11 thoughts on “Top Ten Tuesday: FREEBIE: Top Ten Favorite Books to Reread

    • I almost put HUNGER GAMES on here because I’ve read it a few times, but it didn’t quiiiite make the cut because I haven’t read it quite as often as the others, and it’s a bit of a downer, obviously. Some of these I haven’t heard of before and I’ll have to check them out… and it’s a good reminder to reread NEVERENDING STORY one of these days.

  1. You have excellent taste! I love that Tsubasa is on your list because I also know it is flawed and I also loved it anyway.
    I need to revisit The Dark Tower, I think.

  2. YAY for Harry Potter! I am an absolute Harry Potter fanatic (or Potterhead, rather), and I’m glad to see another bookworm sharing my interest. I try to re-read the series every summer, so I’m definitely pursuing that again this year. How the Grinch Stole Christmas also stands as one of my favorites, and I always read that with my family around winter time. The Little Prince is a great read, too. Enjoy your re-reads:D

    Claire @ Cover to Cover

    • Hooray, Harry Potter fanatics! I used to read the series every year, but lately I haven’t. I should give it a go again. Will you be posting on your blog when you start your yearly reread? May I join you this summer? What house would you be in? (I’m a Ravenclaw, naturally.)

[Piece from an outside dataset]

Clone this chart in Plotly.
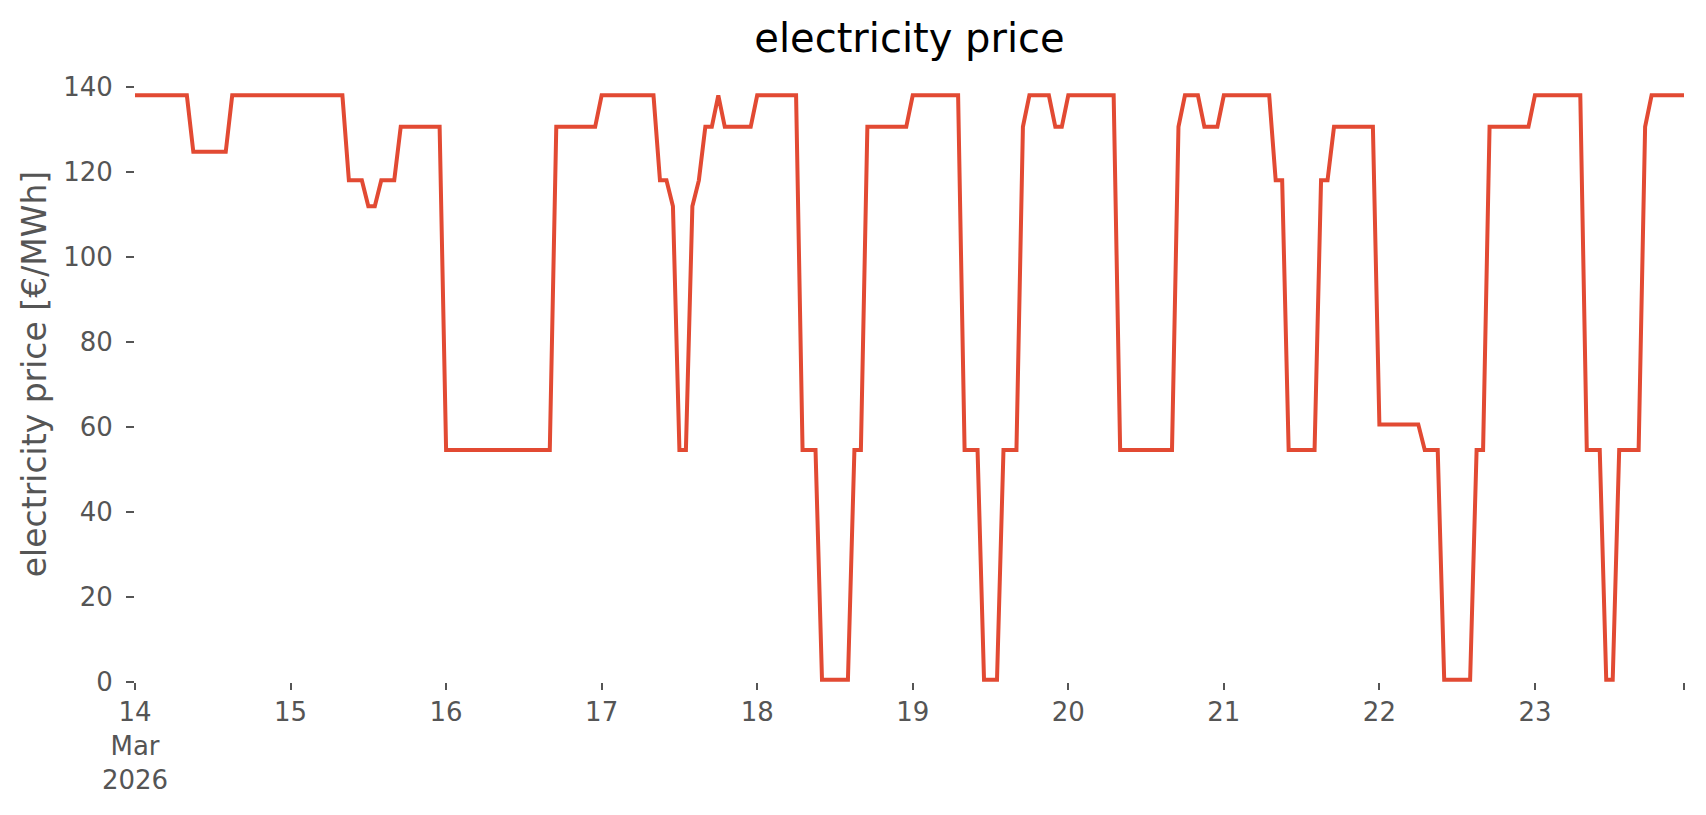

  3. Yay for Potter! I’ve actually stopped rereading them yearly when the 7th book came out. It hurt me so much that the idea of getting to it again frightened me. I’m not used to crying, you see, and Deathly Hallows always elicits a rather violent response from my tear ducts. But I did get to do it again a few years ago and again last year. It was so wonderful to revisit Hogwarts that just writing this is making me want to give it another try.

    Funnily enough, I’m rereading His Dark Materials at the moment. I only read it once, some eight years ago, and it’s funny to see how much I’ve forgotten and how deep the series is. I can’t recall if I really got the series when I read it as a teen, but I do remember having a reaction like yours. That something special had happened. It seems I wasn’t wrong at all!

    Finally (before this gets enormous, which it could happen as my geeky self is awakening as I type), I’m so sorry you were spoiled on Boromir! That must’ve been awful, especially considering how much nicer he is in the books than in the films.

    • I often only reread my favorites – Book 1 & Book 3, sometimes bothering with Book 2 in the middle – because I just plain ol’ don’t like Book 4 and I can’t deal with Book 5 & Book 7 without a large supply of tissues.

      I definitely know I didn’t “get” HIS DARK MATERIALS when I read it the first time. When I most recently reread the whole thing a few years ago, I was surprised by how much I had missed, or misunderstood.

      … and Boromir is a lot nicer in the books than the films, isn’t he? I never quite thought of it that way – more sympathetic, maybe, but not “nicer” exactly, but he really is so much kinder. Poor Boromir. His whole family really got the short end of the characterization stick in the adaptations.

      • For me it’s either read them all or read none. Otherwise, it feels like something important is missing.

        Yes! Perhaps it’s because it talks of a number of issues we might not have heard of or understood well when children? I’m not quite sure. It’s difficult to remember what one knew so many years ago.

        Oh yes very much so! I remember loving him in the books, and being upset about how he behaved in the films. Faramir too got a little twisted in the transfer to the screen. Maybe they just wanted to make their personalities more black and white to be “easier to follow”, which I disagree with but that’s cinema :/

  4. Pingback: Fictional Friend Friday: Fay D Flourite | perfect worry

  5. I am guilty of not reading His Dark Materials yet and I am planning to read it this year. If time permits, I would love nothing more than to re-read Harry Potter and The LOTR, too.